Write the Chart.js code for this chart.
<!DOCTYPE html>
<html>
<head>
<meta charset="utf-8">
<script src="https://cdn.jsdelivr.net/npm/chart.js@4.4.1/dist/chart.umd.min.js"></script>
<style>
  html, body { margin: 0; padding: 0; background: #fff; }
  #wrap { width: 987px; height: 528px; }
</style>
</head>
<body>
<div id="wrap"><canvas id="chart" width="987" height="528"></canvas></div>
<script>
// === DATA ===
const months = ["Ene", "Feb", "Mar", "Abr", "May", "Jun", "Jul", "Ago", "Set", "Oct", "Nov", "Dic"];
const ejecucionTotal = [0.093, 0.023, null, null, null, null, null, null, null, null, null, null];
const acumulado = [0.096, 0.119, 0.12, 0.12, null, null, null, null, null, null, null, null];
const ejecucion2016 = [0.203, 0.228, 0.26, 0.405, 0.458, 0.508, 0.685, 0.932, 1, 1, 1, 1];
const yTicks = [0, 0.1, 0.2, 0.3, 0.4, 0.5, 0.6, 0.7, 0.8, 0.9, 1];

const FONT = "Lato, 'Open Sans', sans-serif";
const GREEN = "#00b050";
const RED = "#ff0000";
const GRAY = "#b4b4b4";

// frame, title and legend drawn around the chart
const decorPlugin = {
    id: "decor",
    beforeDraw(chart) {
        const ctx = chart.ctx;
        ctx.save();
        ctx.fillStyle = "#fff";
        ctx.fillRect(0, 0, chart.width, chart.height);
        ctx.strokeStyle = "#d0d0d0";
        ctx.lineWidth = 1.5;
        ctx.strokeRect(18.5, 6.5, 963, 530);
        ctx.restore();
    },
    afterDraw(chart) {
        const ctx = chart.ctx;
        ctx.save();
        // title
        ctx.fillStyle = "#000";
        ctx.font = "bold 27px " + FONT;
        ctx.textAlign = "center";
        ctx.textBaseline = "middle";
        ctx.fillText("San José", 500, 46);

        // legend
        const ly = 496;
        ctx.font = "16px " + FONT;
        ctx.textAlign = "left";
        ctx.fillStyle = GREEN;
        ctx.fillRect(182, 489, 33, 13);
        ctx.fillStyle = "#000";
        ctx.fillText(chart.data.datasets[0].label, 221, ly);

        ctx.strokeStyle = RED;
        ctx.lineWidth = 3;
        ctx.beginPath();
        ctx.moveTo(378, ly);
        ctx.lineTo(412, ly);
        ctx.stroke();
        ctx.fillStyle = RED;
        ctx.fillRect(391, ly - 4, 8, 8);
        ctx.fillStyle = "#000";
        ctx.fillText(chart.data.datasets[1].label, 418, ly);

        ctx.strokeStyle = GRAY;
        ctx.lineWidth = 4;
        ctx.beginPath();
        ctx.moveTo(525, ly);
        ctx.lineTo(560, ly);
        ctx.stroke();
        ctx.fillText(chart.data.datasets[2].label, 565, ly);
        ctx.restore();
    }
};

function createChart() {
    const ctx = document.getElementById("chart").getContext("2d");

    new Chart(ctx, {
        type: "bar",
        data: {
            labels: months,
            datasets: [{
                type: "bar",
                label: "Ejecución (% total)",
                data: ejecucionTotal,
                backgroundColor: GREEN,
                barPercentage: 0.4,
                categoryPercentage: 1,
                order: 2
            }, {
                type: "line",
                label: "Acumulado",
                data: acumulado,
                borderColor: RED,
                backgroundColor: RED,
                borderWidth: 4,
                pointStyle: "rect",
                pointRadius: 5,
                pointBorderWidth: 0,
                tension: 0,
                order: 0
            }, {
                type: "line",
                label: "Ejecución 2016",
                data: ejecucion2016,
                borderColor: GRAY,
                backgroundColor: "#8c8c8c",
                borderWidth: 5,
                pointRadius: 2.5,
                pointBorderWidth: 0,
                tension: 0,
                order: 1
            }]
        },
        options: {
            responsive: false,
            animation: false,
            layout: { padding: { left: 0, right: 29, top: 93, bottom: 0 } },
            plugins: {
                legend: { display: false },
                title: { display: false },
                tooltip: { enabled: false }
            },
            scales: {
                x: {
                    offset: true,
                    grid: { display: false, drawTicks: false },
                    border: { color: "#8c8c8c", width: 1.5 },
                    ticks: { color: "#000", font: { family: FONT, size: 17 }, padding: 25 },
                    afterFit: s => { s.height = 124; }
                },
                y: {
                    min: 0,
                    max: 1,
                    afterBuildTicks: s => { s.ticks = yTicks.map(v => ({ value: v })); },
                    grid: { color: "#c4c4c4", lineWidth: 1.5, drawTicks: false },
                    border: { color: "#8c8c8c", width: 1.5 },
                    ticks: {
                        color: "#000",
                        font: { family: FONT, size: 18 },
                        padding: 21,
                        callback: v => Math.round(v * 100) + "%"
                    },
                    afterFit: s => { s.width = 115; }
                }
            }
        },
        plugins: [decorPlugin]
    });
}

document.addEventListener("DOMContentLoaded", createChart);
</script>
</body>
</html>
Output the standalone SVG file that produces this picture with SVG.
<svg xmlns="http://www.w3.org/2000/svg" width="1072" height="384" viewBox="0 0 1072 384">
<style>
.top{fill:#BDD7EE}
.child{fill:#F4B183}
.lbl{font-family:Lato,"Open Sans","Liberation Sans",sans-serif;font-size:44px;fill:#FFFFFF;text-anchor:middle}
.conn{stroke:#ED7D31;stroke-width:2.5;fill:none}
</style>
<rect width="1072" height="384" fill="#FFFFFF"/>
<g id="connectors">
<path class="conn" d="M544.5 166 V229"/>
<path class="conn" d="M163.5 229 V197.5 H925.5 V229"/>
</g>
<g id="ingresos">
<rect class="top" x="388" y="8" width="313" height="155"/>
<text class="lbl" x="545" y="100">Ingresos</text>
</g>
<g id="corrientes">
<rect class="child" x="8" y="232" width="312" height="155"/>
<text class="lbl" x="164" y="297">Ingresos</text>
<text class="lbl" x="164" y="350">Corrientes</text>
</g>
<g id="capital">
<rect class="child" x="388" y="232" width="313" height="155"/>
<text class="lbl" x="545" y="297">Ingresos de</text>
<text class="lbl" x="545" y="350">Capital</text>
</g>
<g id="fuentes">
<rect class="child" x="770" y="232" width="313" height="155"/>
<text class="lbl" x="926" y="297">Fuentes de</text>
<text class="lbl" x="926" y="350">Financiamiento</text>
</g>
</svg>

━━━━━━━━

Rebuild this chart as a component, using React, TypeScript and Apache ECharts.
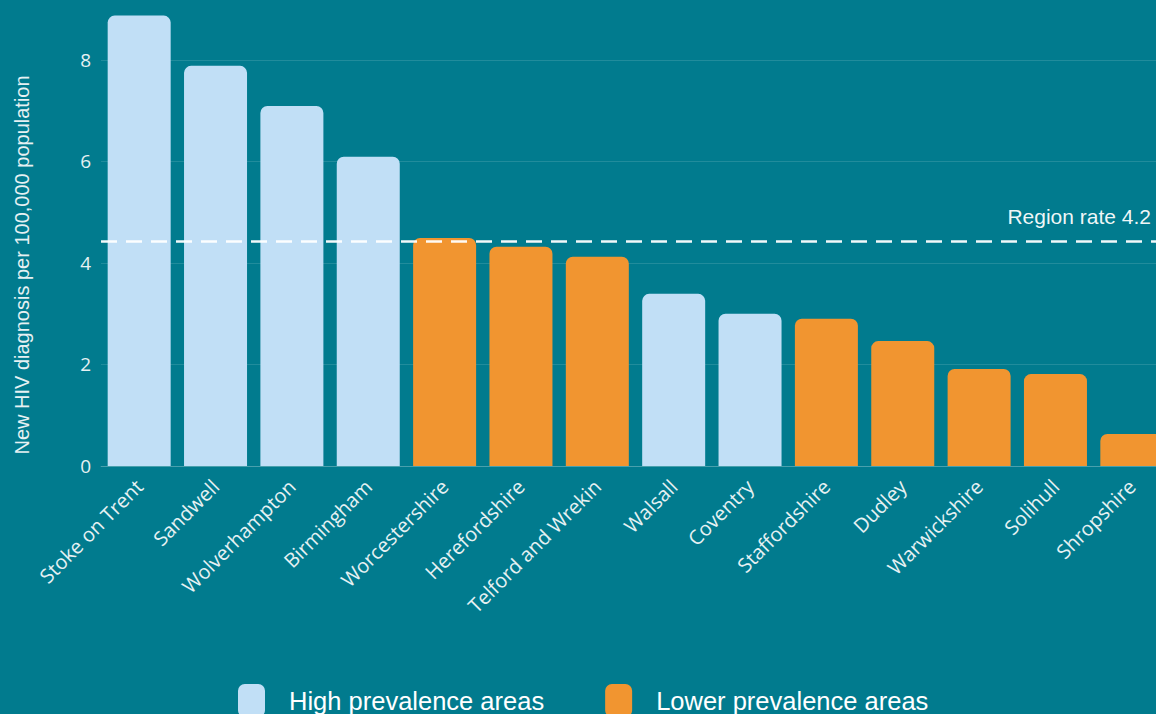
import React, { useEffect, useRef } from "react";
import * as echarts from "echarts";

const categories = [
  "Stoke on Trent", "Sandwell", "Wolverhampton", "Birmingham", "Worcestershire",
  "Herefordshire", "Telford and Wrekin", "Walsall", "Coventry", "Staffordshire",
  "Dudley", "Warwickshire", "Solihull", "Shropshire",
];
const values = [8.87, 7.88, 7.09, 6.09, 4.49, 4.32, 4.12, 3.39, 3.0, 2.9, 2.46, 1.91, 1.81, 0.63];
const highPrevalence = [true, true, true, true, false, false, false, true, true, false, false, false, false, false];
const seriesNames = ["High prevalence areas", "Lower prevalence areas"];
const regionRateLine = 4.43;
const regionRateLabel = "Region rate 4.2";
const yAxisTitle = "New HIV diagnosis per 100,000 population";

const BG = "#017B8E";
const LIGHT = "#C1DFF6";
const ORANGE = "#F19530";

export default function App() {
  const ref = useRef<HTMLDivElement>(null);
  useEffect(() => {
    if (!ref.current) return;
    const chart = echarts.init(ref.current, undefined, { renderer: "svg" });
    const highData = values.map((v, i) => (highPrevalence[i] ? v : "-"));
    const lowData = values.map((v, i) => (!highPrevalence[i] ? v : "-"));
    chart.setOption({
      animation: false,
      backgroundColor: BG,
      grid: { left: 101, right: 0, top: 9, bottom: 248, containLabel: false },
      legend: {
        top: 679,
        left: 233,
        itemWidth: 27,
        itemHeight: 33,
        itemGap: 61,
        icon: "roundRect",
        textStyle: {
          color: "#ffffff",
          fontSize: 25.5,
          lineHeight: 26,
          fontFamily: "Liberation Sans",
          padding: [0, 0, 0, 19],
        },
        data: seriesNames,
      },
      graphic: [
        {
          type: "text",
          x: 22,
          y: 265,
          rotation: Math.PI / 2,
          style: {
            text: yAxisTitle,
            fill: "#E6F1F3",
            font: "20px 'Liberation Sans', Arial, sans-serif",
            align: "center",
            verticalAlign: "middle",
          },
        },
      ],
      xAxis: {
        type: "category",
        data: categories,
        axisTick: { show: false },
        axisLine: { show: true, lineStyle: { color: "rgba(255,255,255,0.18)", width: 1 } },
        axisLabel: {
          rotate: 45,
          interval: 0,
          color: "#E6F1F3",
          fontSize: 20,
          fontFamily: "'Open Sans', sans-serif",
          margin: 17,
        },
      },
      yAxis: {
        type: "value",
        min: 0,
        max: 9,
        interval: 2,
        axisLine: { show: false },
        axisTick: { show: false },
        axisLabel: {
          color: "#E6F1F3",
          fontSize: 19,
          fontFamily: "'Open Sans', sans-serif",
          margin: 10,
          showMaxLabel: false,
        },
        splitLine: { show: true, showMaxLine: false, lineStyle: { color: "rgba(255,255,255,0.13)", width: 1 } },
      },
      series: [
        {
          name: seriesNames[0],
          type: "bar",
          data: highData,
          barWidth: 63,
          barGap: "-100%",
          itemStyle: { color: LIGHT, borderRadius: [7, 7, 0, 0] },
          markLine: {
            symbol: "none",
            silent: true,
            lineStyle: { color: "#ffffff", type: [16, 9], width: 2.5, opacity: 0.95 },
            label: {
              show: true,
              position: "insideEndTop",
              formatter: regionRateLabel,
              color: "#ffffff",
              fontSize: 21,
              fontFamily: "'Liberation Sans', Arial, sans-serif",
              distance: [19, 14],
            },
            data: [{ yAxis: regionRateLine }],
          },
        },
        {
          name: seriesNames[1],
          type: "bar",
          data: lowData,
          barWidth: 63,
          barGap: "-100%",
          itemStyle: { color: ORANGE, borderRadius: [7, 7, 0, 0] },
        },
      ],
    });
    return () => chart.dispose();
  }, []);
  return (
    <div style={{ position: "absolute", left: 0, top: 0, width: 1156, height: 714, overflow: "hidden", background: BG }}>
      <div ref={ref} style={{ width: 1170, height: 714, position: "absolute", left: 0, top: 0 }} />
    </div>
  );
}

━━━━━━━━

Each line in the listing above that contains "this" should be copied.

• [Expected answer]
Write the Chart.js code for this chart.
Output the standalone SVG file that produces this picture with SVG.
Rebuild this chart as a component, using React, TypeScript and Apache ECharts.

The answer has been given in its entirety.